Het is meer dan twintig jaar geleden dat mijn moeder mij aanspoorde om een blik te werpen op mijn vaders scheerapparaat. ‘Het is nog zo goed als nieuw,’ zei ze, ‘zonde om weg te doen.’ Ik liep naar hun slaapkamer, ging op het bed zitten, opende het nachtkastje en haalde het apparaat eruit. Het was een driekoppige Philishave, een tamelijk nieuw exemplaar van het model waarmee hij zich zijn hele leven lang had geschoren. Ik draaide het om in mijn hand en bekeek het van alle kanten. Het bleek een oplaadbaar model te zijn, want toen ik nietsvermoedend op een knopje drukte begonnen de koppen zo maar te draaien. Geschrokken zette ik het ding weer uit. Ik liet mijn duim over het zwarte plastic glijden en drukte uit nieuwsgierigheid op een tweede knopje dat zich iets onder het eerste bevond. Nu klapte de hele bovenkant van het apparaat open en onthulde zo een driehoekig reservoirtje waaruit de drie aandrijfstangetjes staken die de mesjes deden draaien. Rondom die drie witte puntjes, die als uitgeschoten asperges hun kopjes uit het zwarte binnenste van het apparaat staken, lag een dek van grijze stoppels.
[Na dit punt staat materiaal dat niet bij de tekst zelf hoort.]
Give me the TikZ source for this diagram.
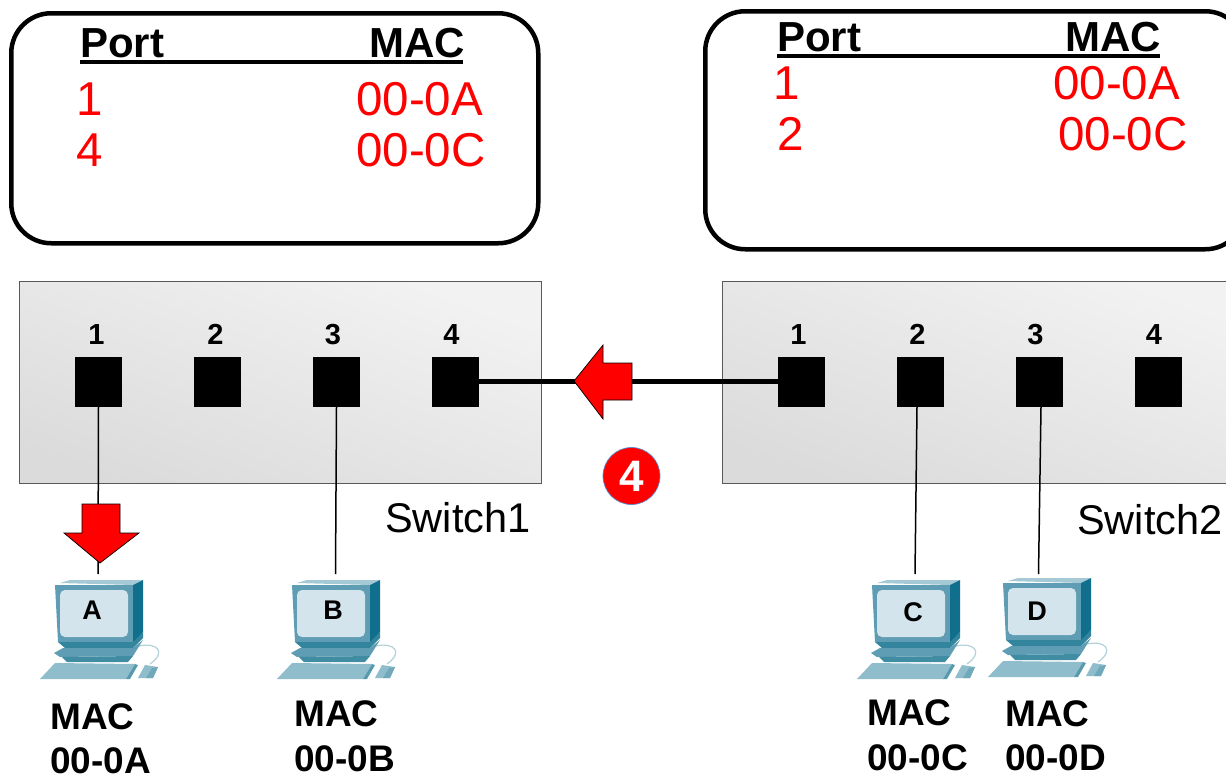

Enkele seconden lang bleef ik gebiologeerd kijken naar wat de allerlaatste resten van mijn vader moesten zijn. Aan de ene kant ontroerden die kleine, grijze haartjes mij, maar tegelijkertijd stond een zelfbewustzijn dit gevoel in de weg. Het was alsof ik een toeschouwer was van mijzelf en elke gedachte en handeling werd ergens binnenin mij onmiddellijk van commentaar voorzien. Alsof ik een personage was in een film, en niet de beste. Wat moest ik doen met het apparaat en de haartjes die het bevatte? Ik kon ze bewaren als een relikwie – maar hoe lang? Ik kon ze vermengen met zijn eigen stoppels – wat een prachtig beeld! Of ik kon ze met het daarvoor bedoelde kwastje in gootsteen of prullenbak vegen – weg ermee, al die sentimentaliteit! Ik bleef nog een tijdje zo zitten, op het bed van mijn ouders, met het apparaat in mijn hand. Voorzichtig ademend omdat ik bang was de haartjes over mijn broek te blazen. Uiteindelijk klapte ik het scheerapparaat weer dicht, legde het terug in het nachtkastje en liep naar de keuken, waar mijn moeder aardappels stond te schillen.
‘En?’ zei ze, ‘mooi ding toch?’
Ik knikte, schraapte mijn keel en zei dat ik er de voorkeur aan gaf om mij nat te scheren. Dat zij er misschien iemand anders een plezier mee kon doen.
Ik weet niet wie zich over mijn vaders erfenis heeft ontfermd.